Jeremy Neander

Assumptions

"Assumption is the mother of all mistakes."
- Eugene Lewis Fordsworthe

Up until a short while ago, I had been facing a bug which seemed impervious to all debugging efforts. It turns out that I was misleading myself. The real bug was in my thinking.

I was using Heroku to deploy the app which my team is developing. Everything performed as expected when run locally, but would mysteriously fail when run on Heroku. Multiple efforts to get it up and running were fruitless, leading to a number of issues which were taking more time than was acceptable. I had to set it down and carry on until more time was available.

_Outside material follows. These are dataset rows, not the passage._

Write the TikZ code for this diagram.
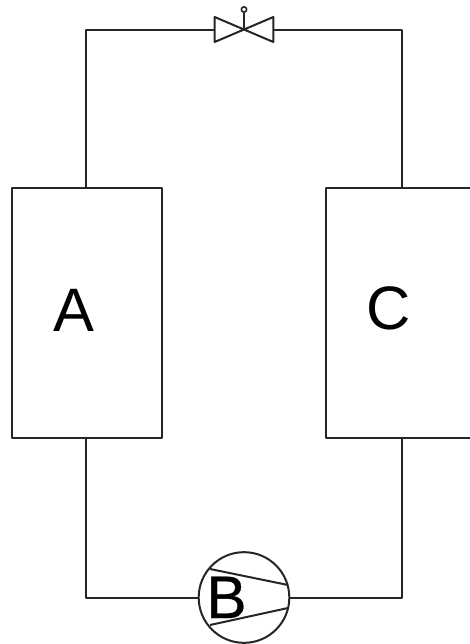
\documentclass[tikz,border=0pt]{standalone}
\usepackage{fontspec}
\setmainfont{Liberation Sans}
\newfontfamily\boldishB[FakeBold=0.6]{Liberation Sans}
\tikzset{
  wire/.style={line width=1.5pt,draw=black!85,line join=round},
  box/.style={wire,rectangle,inner sep=0pt,outer sep=0pt,fill=white},
  letter/.style={font=\fontsize{46}{46}\selectfont,inner sep=0pt,anchor=base,text=black},
}
\begin{document}
\begin{tikzpicture}[x=0.75pt,y=-0.75pt]
\useasboundingbox (0,0) rectangle (470,644);
\clip (0,0) rectangle (470,644);
% blocks
\node[box,minimum width=112.5pt,minimum height=187.5pt] (A) at (87,313) {};
\node[box,minimum width=112.5pt,minimum height=187.5pt] (C) at (401,313) {};
% valve and pump
\node[inner sep=0pt,outer sep=0pt,minimum width=44pt,minimum height=18.75pt] (V) at (244,29.5) {};
\node[wire,circle,inner sep=0pt,outer sep=0pt,minimum size=68pt,fill=white] (P) at (244,597.5) {};
% corners
\coordinate (tl) at (86,29.5);
\coordinate (tr) at (402,29.5);
\coordinate (bl) at (86,597.5);
\coordinate (br) at (402,597.5);
\coordinate (At) at (86,188);
\coordinate (Ab) at (86,438);
\coordinate (Ct) at (402,188);
\coordinate (Cb) at (402,438);
% connectors
\draw[wire] (At) -- (tl) -- (V.west);
\draw[wire] (V.east) -- (tr) -- (Ct);
\draw[wire] (Ab) -- (bl) -- (P.west);
\draw[wire] (P.east) -- (br) -- (Cb);
% valve symbol
\draw[wire] (V.center) -- (V.north west) -- (V.south west) -- (V.north east) -- (V.south east) -- cycle;
\coordinate (stem) at (244,13);
\draw[wire] (V.center) -- (stem);
\node[wire,circle,inner sep=0pt,minimum size=4pt,line width=1.2pt] (S) at (244,9.5) {};
% pump symbol
\coordinate (p1) at (210,569);
\coordinate (p2) at (288,585);
\coordinate (p3) at (210,625);
\coordinate (p4) at (288,608);
\draw[wire] (p1) -- (p2);
\draw[wire] (p3) -- (p4);
% letters
\node[letter] (la) at (74,331) {A};
\node[letter,font=\fontsize{45}{45}\boldishB] (lb) at (226.5,618) {B};
\node[letter] (lc) at (389,329) {C};
\end{tikzpicture}
\end{document}
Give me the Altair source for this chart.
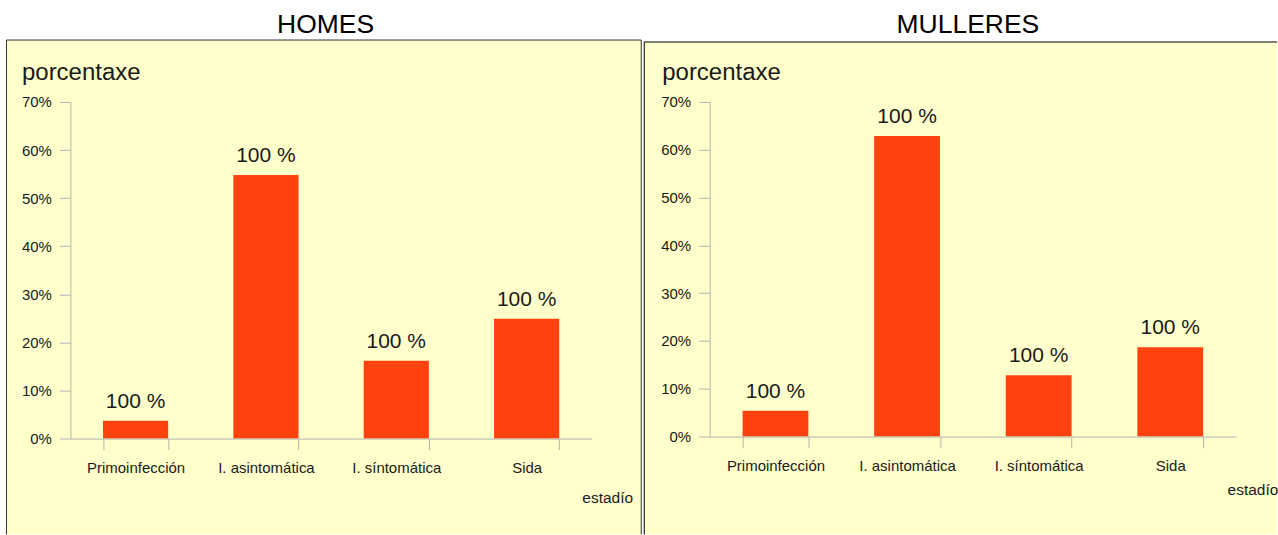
import altair as alt
import pandas as pd

# ---- data ----
categories = ["Primoinfección", "I. asintomática", "I. síntomática", "Sida"]
homes = [0.037, 0.548, 0.162, 0.249]
mulleres = [0.054, 0.629, 0.128, 0.187]
bar_labels = ["100 %", "100 %", "100 %", "100 %"]
y_ticks = [0.0, 0.1, 0.2, 0.3, 0.4, 0.5, 0.6, 0.7]
panel_titles = ["HOMES", "MULLERES"]

BG = "#FFFFCC"
BAR = "#FF420E"
AXIS = "#B3B3B3"
TXT = "#1A1A1A"
FONT = "Liberation Sans"


def panel(values, title, W, H, box_left, box_top, box_right, box_bottom,
          title_x, ytitle_x, est_x, est_y, border_color, right_border=True):
    df = pd.DataFrame({"estadio": categories, "valor": values, "etiqueta": bar_labels})
    one = alt.Chart(pd.DataFrame({"t": [title]}))

    bg = one.mark_rect(fill=BG, strokeWidth=0).encode(
        x=alt.value(box_left), x2=alt.value(box_right),
        y=alt.value(box_top), y2=alt.value(box_bottom))
    top_line = one.mark_rule(color=border_color, strokeWidth=1).encode(
        x=alt.value(box_left), x2=alt.value(box_right), y=alt.value(box_top))
    left_line = one.mark_rule(color=border_color, strokeWidth=1).encode(
        x=alt.value(box_left), y=alt.value(box_top), y2=alt.value(box_bottom))
    layers = [bg, top_line, left_line]
    if right_border:
        right_line = one.mark_rule(color=border_color, strokeWidth=1).encode(
            x=alt.value(box_right), y=alt.value(box_top), y2=alt.value(box_bottom))
        layers.append(right_line)

    ttl = one.mark_text(fontSize=26.5, font=FONT, color="#000000",
                        align="center", baseline="middle").encode(
        text="t:N", x=alt.value(title_x), y=alt.value(-77))
    layers.append(ttl)

    x_enc = alt.X("estadio:N", sort=categories,
                  scale=alt.Scale(paddingInner=0.5, paddingOuter=0.25),
                  axis=alt.Axis(title="estadío", tickBand="extent", labelAngle=0,
                                labelFontSize=15, labelColor=TXT, labelFont=FONT,
                                labelPadding=11, tickSize=11, tickColor=AXIS,
                                domainColor=AXIS, titleX=est_x, titleY=est_y,
                                titleAlign="left", titleBaseline="middle",
                                titleFontSize=15.5, titleFontWeight="normal",
                                titleColor=TXT, titleFont=FONT, zindex=1))
    y_enc = alt.Y("valor:Q",
                  scale=alt.Scale(domain=[0, 0.7], nice=False),
                  axis=alt.Axis(values=y_ticks, format=".0%", grid=False,
                                title="porcentaxe", titleAngle=0, titleX=ytitle_x, titleY=-29,
                                titleAlign="left", titleBaseline="middle",
                                titleFontSize=24, titleFontWeight="normal",
                                titleColor=TXT, titleFont=FONT,
                                labelFontSize=15, labelColor=TXT, labelFont=FONT,
                                labelPadding=8, tickSize=11, tickColor=AXIS,
                                domainColor=AXIS, zindex=1))

    bars = alt.Chart(df).mark_bar(color=BAR).encode(x=x_enc, y=y_enc)
    labels = alt.Chart(df).mark_text(fontSize=21, font=FONT, color=TXT,
                                     baseline="middle", dy=-19).encode(
        x=alt.X("estadio:N", sort=categories), y="valor:Q", text="etiqueta:N")
    layers += [bars, labels]
    return alt.layer(*layers).properties(width=W, height=H)


left = panel(homes, panel_titles[0], 522, 337, -64, -62, 571.5, 433, 255.5, -49, 512, 59,
             "#333333")
right = panel(mulleres, panel_titles[1], 527, 335, -65.5, -60, 568, 433, 258.5, -48, 518, 53,
              "#000000", right_border=False)

chart = alt.hconcat(left, right, spacing=2).resolve_scale(x="independent", y="independent") \
    .configure(padding={"left": 5.5, "top": 11.75, "right": 0, "bottom": 0}, font=FONT) \
    .configure_view(stroke=None) \
    .configure_axis(labelFont=FONT, titleFont=FONT)

chart.save("out.html", embed_options={"renderer": "svg", "actions": False})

Assumption: All things are equal.

To avoid committing debug statements and other changes made with the intention of exposing the problem, all Heroku activity was moved to a separate git branch. I continued to push changes using the same command:

git push heroku *branchname*

Mistake: Heroku responds only to master.

For a whole week, no change I made seemed to clarify the problem. Something was wrong; but I had no idea what it was. My first clue came from a line in the stacktrace indicating a problem with our authentication checking function. I decided to remove all references to it and see what happened. I pushed to Heroku and checked the application. No change; same error; same cause. "How could it be breaking on code that no longer exists?"

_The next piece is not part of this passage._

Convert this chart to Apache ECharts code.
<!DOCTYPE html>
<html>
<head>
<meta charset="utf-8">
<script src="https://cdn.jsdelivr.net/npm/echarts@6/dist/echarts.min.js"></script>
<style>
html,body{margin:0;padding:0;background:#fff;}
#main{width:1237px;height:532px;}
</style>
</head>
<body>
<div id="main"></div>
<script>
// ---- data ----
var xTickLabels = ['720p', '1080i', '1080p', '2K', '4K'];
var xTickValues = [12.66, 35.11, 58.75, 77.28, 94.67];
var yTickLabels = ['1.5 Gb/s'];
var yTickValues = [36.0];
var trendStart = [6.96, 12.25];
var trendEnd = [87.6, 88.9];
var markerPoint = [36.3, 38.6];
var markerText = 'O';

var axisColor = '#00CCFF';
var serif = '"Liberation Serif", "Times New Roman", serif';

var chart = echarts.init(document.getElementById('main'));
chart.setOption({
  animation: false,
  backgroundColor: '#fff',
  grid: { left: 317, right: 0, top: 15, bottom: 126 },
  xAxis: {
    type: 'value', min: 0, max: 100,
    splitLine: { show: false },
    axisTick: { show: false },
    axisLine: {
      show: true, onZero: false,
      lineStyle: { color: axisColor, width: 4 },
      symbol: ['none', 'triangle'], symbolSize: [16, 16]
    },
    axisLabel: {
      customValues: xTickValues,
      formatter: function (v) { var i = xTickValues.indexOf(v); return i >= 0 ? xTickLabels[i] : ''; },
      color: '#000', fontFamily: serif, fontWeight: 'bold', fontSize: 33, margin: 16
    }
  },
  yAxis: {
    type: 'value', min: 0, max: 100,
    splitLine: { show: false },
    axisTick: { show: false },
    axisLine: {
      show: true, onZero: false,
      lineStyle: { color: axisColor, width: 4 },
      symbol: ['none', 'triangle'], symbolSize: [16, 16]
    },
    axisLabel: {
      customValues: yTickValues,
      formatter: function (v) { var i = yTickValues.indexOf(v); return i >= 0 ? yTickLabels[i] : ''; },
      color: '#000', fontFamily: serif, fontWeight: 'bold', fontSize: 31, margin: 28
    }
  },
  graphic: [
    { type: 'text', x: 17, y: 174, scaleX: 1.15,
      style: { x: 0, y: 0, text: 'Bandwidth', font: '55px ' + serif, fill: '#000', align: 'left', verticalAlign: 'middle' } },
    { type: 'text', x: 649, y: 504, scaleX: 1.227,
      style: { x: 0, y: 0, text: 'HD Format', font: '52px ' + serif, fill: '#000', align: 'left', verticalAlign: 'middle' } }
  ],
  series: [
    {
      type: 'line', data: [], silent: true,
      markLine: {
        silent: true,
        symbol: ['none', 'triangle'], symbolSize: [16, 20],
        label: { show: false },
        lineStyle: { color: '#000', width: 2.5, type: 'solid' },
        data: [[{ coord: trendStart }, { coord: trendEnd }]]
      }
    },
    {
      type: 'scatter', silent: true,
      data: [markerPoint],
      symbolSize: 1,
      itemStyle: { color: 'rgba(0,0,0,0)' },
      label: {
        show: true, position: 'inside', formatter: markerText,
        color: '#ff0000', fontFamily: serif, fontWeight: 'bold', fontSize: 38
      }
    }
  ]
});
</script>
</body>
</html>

I checked the activity log on Heroku and made a discovery. The last commit made on the server was eight days ago! "Well, either Heroku is wrong or I am." I performed a Google search for "heroku not updating" and learned that Heroku runs the server only from its master branch.

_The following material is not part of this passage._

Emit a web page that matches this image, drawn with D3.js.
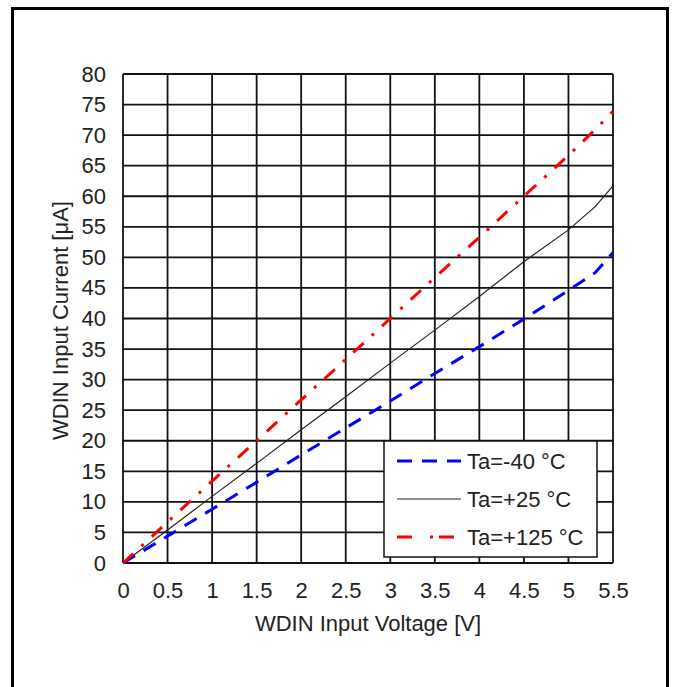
<!DOCTYPE html>
<html>
<head>
<meta charset="utf-8">
<script src="https://cdn.jsdelivr.net/npm/d3@7"></script>
<style>
    body { margin: 0; background: #fff; }
    text { font-family: Arial, "Liberation Sans", sans-serif; fill: #222; }
</style>
</head>
<body>
<div id="chart"></div>
<script>
;(function () {

    var voltage = [0, 0.5, 1, 1.5, 2, 2.5, 3, 3.5, 4, 4.5, 5, 5.3, 5.5];
    var currentM40 = [0, 4.4, 8.8, 13.2, 17.7, 22.1, 26.5, 31.0, 35.4, 39.9, 44.6, 47.5, 50.8];
    var currentP25 = [0, 5.4, 10.9, 16.3, 21.8, 27.2, 32.7, 38.1, 43.6, 49.3, 54.5, 58.3, 61.7];
    var currentP125 = [0, 6.7, 13.4, 20.0, 26.7, 33.3, 40.0, 46.7, 53.3, 60.0, 66.7, 70.9, 73.9];

    var seriesNames = ['Ta=-40 °C', 'Ta=+25 °C', 'Ta=+125 °C'];
    var xTicks = [0, 0.5, 1, 1.5, 2, 2.5, 3, 3.5, 4, 4.5, 5, 5.5];
    var yTicks = d3.range(0, 81, 5);

    var width = 673
        , height = 687
        , fontSize = 22
        , plot = { left: 123, top: 74, right: 613, bottom: 563 };

    var svg = d3.select('#chart').append('svg')
        .attr('width', width)
        .attr('height', height);

    // outer frame
    svg.append('rect')
        .attr('x', 12.5).attr('y', 8.5)
        .attr('width', 655).attr('height', 700)
        .attr('fill', 'none')
        .attr('stroke', '#000')
        .attr('stroke-width', 3);

    var x = d3.scaleLinear().domain([0, 5.5]).range([plot.left, plot.right]);
    var y = d3.scaleLinear().domain([0, 80]).range([plot.bottom, plot.top]);

    var g = svg.append('g');

    // grid
    g.selectAll('.vgrid').data(xTicks).enter().append('line')
        .attr('x1', function(d) { return x(d); })
        .attr('x2', function(d) { return x(d); })
        .attr('y1', y(0)).attr('y2', y(80))
        .attr('stroke', '#111').attr('stroke-width', 1.8);

    g.selectAll('.hgrid').data(yTicks).enter().append('line')
        .attr('y1', function(d) { return y(d); })
        .attr('y2', function(d) { return y(d); })
        .attr('x1', x(0)).attr('x2', x(5.5))
        .attr('stroke', '#111').attr('stroke-width', 1.8);

    // axes (labels only)
    var xAxis = d3.axisBottom(x).tickValues(xTicks).tickSize(0).tickPadding(19)
        .tickFormat(function(d) { return String(d); });
    var yAxis = d3.axisLeft(y).tickValues(yTicks).tickSize(0).tickPadding(17);

    var gx = svg.append('g').attr('transform', 'translate(0,' + y(0) + ')').call(xAxis);
    var gy = svg.append('g').attr('transform', 'translate(' + x(0) + ',0)').call(yAxis);
    [gx, gy].forEach(function(a) {
        a.select('.domain').remove();
        a.selectAll('text')
            .attr('font-size', fontSize)
            .attr('font-family', 'Arial, "Liberation Sans", sans-serif')
            .attr('fill', '#222');
    });

    svg.append('text')
        .attr('x', (x(0) + x(5.5)) / 2)
        .attr('y', 631)
        .attr('text-anchor', 'middle')
        .attr('font-size', fontSize)
        .text('WDIN Input Voltage [V]');

    svg.append('text')
        .attr('transform', 'translate(68,' + ((y(0) + y(80)) / 2 + 2) + ') rotate(-90)')
        .attr('text-anchor', 'middle')
        .attr('font-size', fontSize)
        .text('WDIN Input Current [μA]');

    // curves
    var series = [
        { name: seriesNames[0], values: currentM40, color: '#0000ff', width: 3, dash: '14,10' },
        { name: seriesNames[1], values: currentP25, color: '#222', width: 1.2, dash: null },
        { name: seriesNames[2], values: currentP125, color: '#ff0000', width: 3, dash: '14,11,3,11' }
    ];

    var line = d3.line()
        .x(function(d, i) { return x(voltage[i]); })
        .y(function(d) { return y(d); });

    series.forEach(function(s) {
        svg.append('path')
            .datum(s.values)
            .attr('d', line)
            .attr('fill', 'none')
            .attr('stroke', s.color)
            .attr('stroke-width', s.width)
            .attr('stroke-dasharray', s.dash);
    });

    // legend
    var legend = svg.append('g').attr('transform', 'translate(384,441)');
    legend.append('rect')
        .attr('width', 213).attr('height', 116)
        .attr('fill', '#fff')
        .attr('stroke', '#111').attr('stroke-width', 1.5);

    series.forEach(function(s, i) {
        var ly = 20 + i * 38;
        legend.append('line')
            .attr('x1', 13).attr('x2', 77)
            .attr('y1', ly).attr('y2', ly)
            .attr('stroke', s.color)
            .attr('stroke-width', s.width)
            .attr('stroke-dasharray', s.dash === null ? null : (i === 0 ? '15,10' : '15,18,3,6'));
        legend.append('text')
            .attr('x', 83).attr('y', ly + 8)
            .attr('font-size', fontSize)
            .text(s.name);
    });

}());
</script>
</body>
</html>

"Branches pushed to Heroku other than master will be ignored ... If you’re working out of another branch locally, you can either merge to master before pushing, or specify that you want to push your local branch to a remote master. To push a branch other than master, use this syntax:"

git push heroku *branchname:master*

This command succeeded in sending the source and restarting the Heroku instance. The results were readily apparent; everything worked. The mistake which precipitated this whole misadventure was in assuming that Heroku operated in the same way as any other git repo. Pushing a non-master branch yielded no errors, but was still incorrect. The assumption that it was working shielded me from the real problem and sent me on a wild goose chase.

Making an assumption like this can lead to lost time, as it did in this case. A better approach would have been to read deeper into the documentation and have a more complete understanding of the tools I was using, and referring back to them if and when things went wrong.

The best way to correct or avoid a problem is to understand as much as one can about the elements which factor into it. In each and every case, one of those factors will always be the user.